Three months into this war, the collective memory of those first days starts to get fuzzy, even as it’s become clearer than ever that little makes sense according to the rules of nature: It doesn’t make sense that the army ignored the intensive training exercises that Hamas was conducting on the Gaza beaches just across the border — in full view of Israel — even though the soldier lookouts kept warning their higher-ups about the maneuvers. It doesn’t make sense that a billion shekels of hi-tech was breached by a few tractors, or that there was an utter collapse of one of the most advanced military and security establishments in the world, capable of pinpointing and liquidating enemies around the globe, yet utterly blinded on that dark day.

And it doesn’t make sense that during the early hours of Simchas Torah morning, there was a very limited police presence on the highways between the southern city of Sderot and the rest of the country, and had the terrorists continued onward, as was their initial plan, they might have swept through the countryside reaching all the way to Jerusalem.
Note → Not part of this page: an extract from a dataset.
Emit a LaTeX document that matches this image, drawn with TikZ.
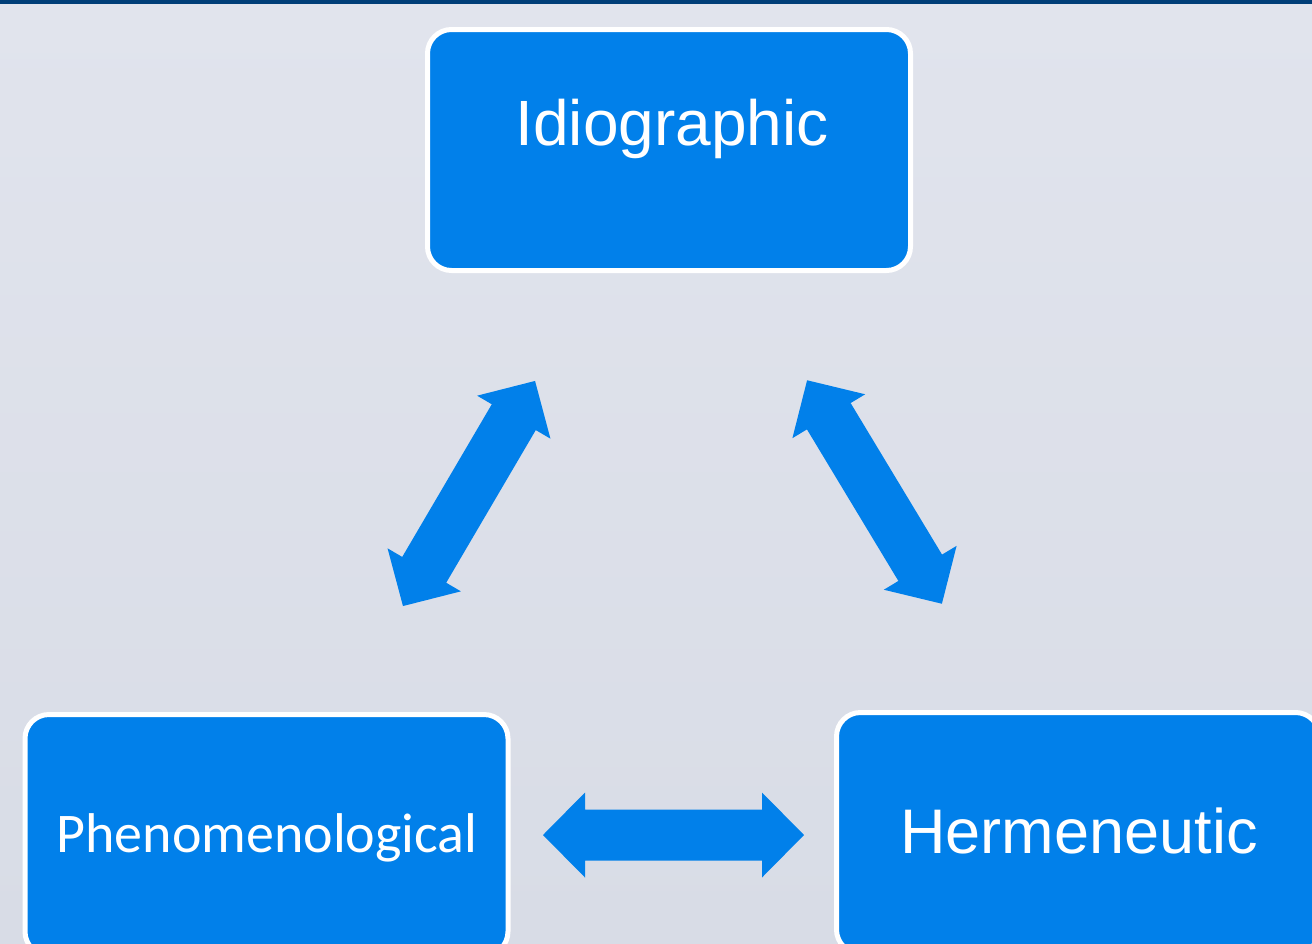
\documentclass[tikz,border=0pt]{standalone}
\usepackage{fontspec}
\setmainfont{Liberation Sans}
\newfontfamily\calibrifont{Carlito}
\definecolor{boxblue}{RGB}{1,128,234}
\definecolor{bgtop}{RGB}{225,228,237}
\definecolor{bgbot}{RGB}{216,220,230}
\definecolor{bandblue}{RGB}{0,62,120}
\newcommand\blockarr[4]{%
  \begin{scope}[shift={(#1,#2)}, rotate=#3]
    \fill[arrowfill] (-#4,0) -- ({-#4+42},-42.5) -- ({-#4+42},-25.5) -- ({#4-42},-25.5) -- ({#4-42},-42.5) -- (#4,0)
      -- ({#4-42},42.5) -- ({#4-42},25.5) -- ({-#4+42},25.5) -- ({-#4+42},42.5) -- cycle;
  \end{scope}}
\begin{document}
\begin{tikzpicture}[x=1pt,y=-1pt,
  box/.style={draw=white, line width=5pt, fill=boxblue, rounded corners=24pt,
    minimum width=483pt, minimum height=241pt, inner sep=0pt},
  lbl/.style={text=white, anchor=base, inner sep=0pt, font=\fontsize{64}{70}\selectfont},
  lblc/.style={text=white, anchor=base, inner sep=0pt, font=\calibrifont\fontsize{56}{62}\selectfont},
  arrowfill/.style={fill=boxblue}]
\useasboundingbox (0,0) rectangle (1312,943);
\clip (0,0) rectangle (1312,943);
\shade[top color=bgtop, bottom color=bgbot] (0,0) rectangle (1312,943);
\fill[bandblue] (0,0) rectangle (1312,4);
\node[box] (idio) at (669,150) {};
\node[box] (phen) at (266.5,835) {};
\node[box] (herm) at (1078,833) {};
\node[lbl] (idiot) at (672,145) {Idiographic};
\node[lblc] (phent) at (267,852) {Phenomenological};
\node[lbl, font=\fontsize{63}{70}\selectfont] (hermt) at (1079,853) {Hermeneutic};
\blockarr{469}{493.5}{59.6}{130.5}
\blockarr{874.5}{492}{-58.9}{130.5}
\blockarr{673.5}{835}{0}{130.5}
\end{tikzpicture}
\end{document}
Instead, they killed, tortured, maimed, stole, kidnapped, and kept themselves occupied committing unfathomable evil — too busy to continue onward even though the roads were open and they could have gone anywhere they wanted.

There are countless stories of other such miracles. Stories of terrorists shooting at people at point-blank range — and nothing happened to them. Stories of terrorists choosing one particular person and telling them to run — allowing them to live for no apparent reason.

So many miracles and so much pain — side by side.

None of us likes reading about massacres and murder,  yet that is exactly what happened to our nation. Not in the distant past. Not 1,000 years ago. Not 500 years ago.

Now. In our time. To us. And we need to know what happened to our brothers and sisters in Eretz Yisrael on Simchas Torah 2023.